--- Start of Material for this exercise ---

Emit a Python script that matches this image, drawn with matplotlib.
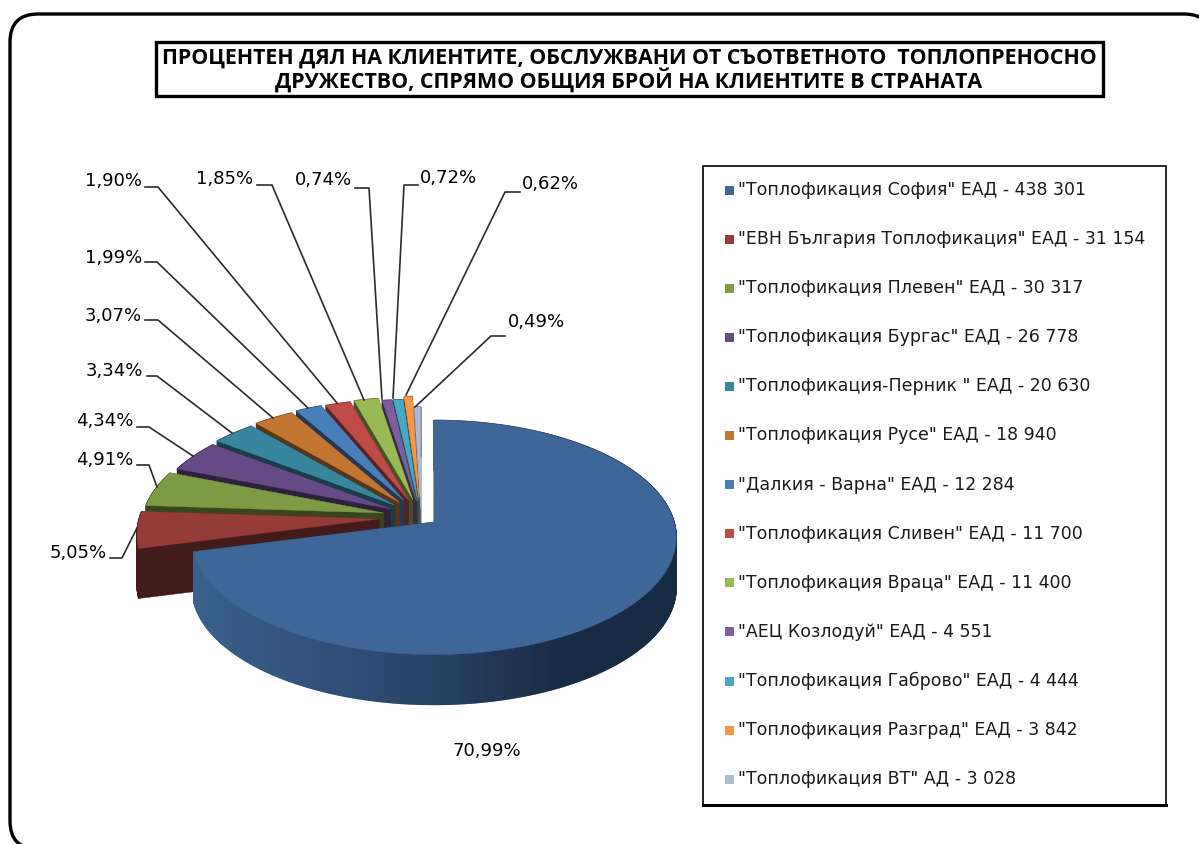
import numpy as np
import matplotlib
matplotlib.use("Agg")
import matplotlib.pyplot as plt
from matplotlib.patches import Polygon, Rectangle, FancyBboxPatch
from matplotlib.colors import to_rgb

names = ['"Топлофикация София" ЕАД', '"ЕВН България Топлофикация" ЕАД', '"Топлофикация Плевен" ЕАД',
         '"Топлофикация Бургас" ЕАД', '"Топлофикация-Перник " ЕАД', '"Топлофикация Русе" ЕАД',
         '"Далкия - Варна" ЕАД', '"Топлофикация Сливен" ЕАД', '"Топлофикация Враца" ЕАД',
         '"АЕЦ Козлодуй" ЕАД', '"Топлофикация Габрово" ЕАД', '"Топлофикация Разград" ЕАД',
         '"Топлофикация ВТ" АД']
clients = [438301, 31154, 30317, 26778, 20630, 18940, 12284, 11700, 11400, 4551, 4444, 3842, 3028]
explode = [0.065, 0.175, 0.16, 0.145, 0.15, 0.155, 0.16, 0.155, 0.16, 0.14, 0.14, 0.165, 0.074]
colors = ['#3E6797', '#953B39', '#7D9A44', '#664A85', '#38869E', '#C27632',
          '#4A7EBB', '#BE4B48', '#98B954', '#7D5FA0', '#46AAC5', '#F79646', '#AABAD7']

title = "ПРОЦЕНТЕН ДЯЛ НА КЛИЕНТИТЕ, ОБСЛУЖВАНИ ОТ СЪОТВЕТНОТО  ТОПЛОПРЕНОСНО\nДРУЖЕСТВО, СПРЯМО ОБЩИЯ БРОЙ НА КЛИЕНТИТЕ В СТРАНАТА"

# pie geometry in pixels
CX, CY = 421, 517
RX, RY = 240, 115
PERSP = 0.132
DEPTH = 50

# label anchor, leader line
labels_pos = [(487, 751, 'center'), (107, 553, 'right'), (133, 460, 'right'), (133, 421, 'right'),
              (143, 371, 'right'), (142, 316, 'right'), (142, 258, 'right'), (142, 181, 'right'),
              (253, 179, 'right'), (352, 180, 'right'), (420, 178, 'left'), (522, 184, 'left'), (508, 322, 'left')]
leaders = [None,
           [(110, 558), (122, 558), (137, 528)],
           [(137, 465), (149, 465), (157, 487)],
           [(137, 427), (149, 427), (193, 456)],
           [(147, 376), (157, 376), (232, 433)],
           [(145, 320), (158, 320), (273, 418)],
           [(145, 262), (157, 262), (308, 408)],
           [(145, 187), (158, 187), (337, 403)],
           [(257, 185), (272, 185), (364, 400)],
           [(355, 188), (369, 188), (382, 399)],
           [(418, 185), (404, 185), (393, 398)],
           [(520, 192), (505, 192), (406, 395)],
           [(505, 336), (491, 336), (415, 407)]]

total = sum(clients)
edges = np.cumsum([0] + clients) / total * 2 * np.pi


def point(th, ax_, ay_):
    w = 1 + PERSP * np.cos(th)
    return ax_ + RX * np.sin(th) / w, ay_ - RY * np.cos(th) / w


def blue_side(x):
    stops_x = [195, 300, 430, 560, 677]
    stops = [to_rgb(c) for c in ['#3A608C', '#32537C', '#2A4366', '#182B44', '#172B43']]
    return [np.interp(x, stops_x, [s[i] for s in stops]) for i in range(3)]


fig = plt.figure(figsize=(11.99, 8.44), dpi=100)
ax = fig.add_axes([0, 0, 1, 1])
ax.set_xlim(0, 1199)
ax.set_ylim(844, 0)
ax.axis('off')

ax.add_patch(FancyBboxPatch((10, 14), 1202, 835, boxstyle="round,pad=0,rounding_size=28",
                            fc='white', ec='black', lw=2.4, zorder=0))
ax.add_patch(Rectangle((156, 42), 947, 54, fc='white', ec='black', lw=2.4, zorder=5))
ax.text(629, 70, title, ha='center', va='center', fontsize=15.4, fontweight='bold', family='Open Sans',
        linespacing=0.96, zorder=6)

# slices from back to front
order = list(range(len(clients) - 1, 0, -1)) + [0]
z = 2
for i in order:
    a, b = edges[i], edges[i + 1]
    mid = (a + b) / 2
    px = CX + explode[i] * RX * np.sin(mid)
    py = CY - explode[i] * RY * np.cos(mid)
    if i == 0:
        px, py = 434, 522
    th = np.linspace(a, b, max(int((b - a) * 120), 4))
    xs, ys = point(th, px, py)
    dark = tuple(c * 0.45 for c in to_rgb(colors[i]))

    # cut walls
    for t in (b, a):
        x1, y1 = point(t, px, py)
        ax.add_patch(Polygon([(px, py), (x1, y1), (x1, y1 + DEPTH), (px, py + DEPTH)], fc=dark, ec=dark, lw=0.3, zorder=z))
    # outer wall
    for k in range(len(th) - 1):
        col = blue_side((xs[k] + xs[k + 1]) / 2) if i == 0 else dark
        ax.add_patch(Polygon([(xs[k], ys[k]), (xs[k + 1], ys[k + 1]), (xs[k + 1], ys[k + 1] + DEPTH), (xs[k], ys[k] + DEPTH)],
                             fc=col, ec=col, lw=1.0, joinstyle='miter', zorder=z))
    ax.add_patch(Polygon(np.vstack([[px, py], np.column_stack([xs, ys])]), fc=colors[i], ec=colors[i], lw=0.3,
                         joinstyle='miter', zorder=z + 0.5))
    z += 1

# leader lines and labels
for i in range(len(clients)):
    if leaders[i] is not None:
        lx, ly = zip(*leaders[i])
        ax.plot(lx, ly, color='#2b2b2b', lw=1.2, zorder=40)
    tx, ty, ha = labels_pos[i]
    pct = f"{100 * clients[i] / total:.2f}".replace('.', ',') + '%'
    ax.text(tx, ty, pct, ha=ha, va='center', fontsize=13, color='black', zorder=41)

# legend
ax.add_patch(Rectangle((703, 166), 463, 639, fc='white', ec='black', lw=1.2, zorder=30))
ax.plot([703, 1166], [804.5, 804.5], color='black', lw=2.2, zorder=31)
for i, (name, val) in enumerate(zip(names, clients)):
    yy = 190 + i * 49.1
    ax.add_patch(Rectangle((725, yy - 4.5), 9, 9, fc=colors[i], ec='none', zorder=32))
    val_s = f"{val:,}".replace(',', ' ')
    ax.text(738, yy, f"{name} - {val_s}", ha='left', va='center', fontsize=12.55, color='#1a1a1a', zorder=32)

fig.savefig("out.png", dpi=100, facecolor='white')
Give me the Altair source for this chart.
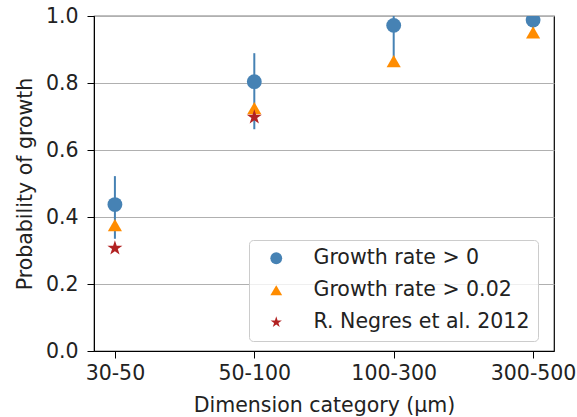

--- End of Material for this exercise ---

Exercise directions:
Repeat the records above exactly, from the first line through the line that contains "from matplotlib.colors import to_rgb", and leave out the pictures.

Expected answer:
Emit a Python script that matches this image, drawn with matplotlib.
import numpy as np
import matplotlib
matplotlib.use("Agg")
import matplotlib.pyplot as plt
from matplotlib.patches import Polygon, Rectangle, FancyBboxPatch
from matplotlib.colors import to_rgb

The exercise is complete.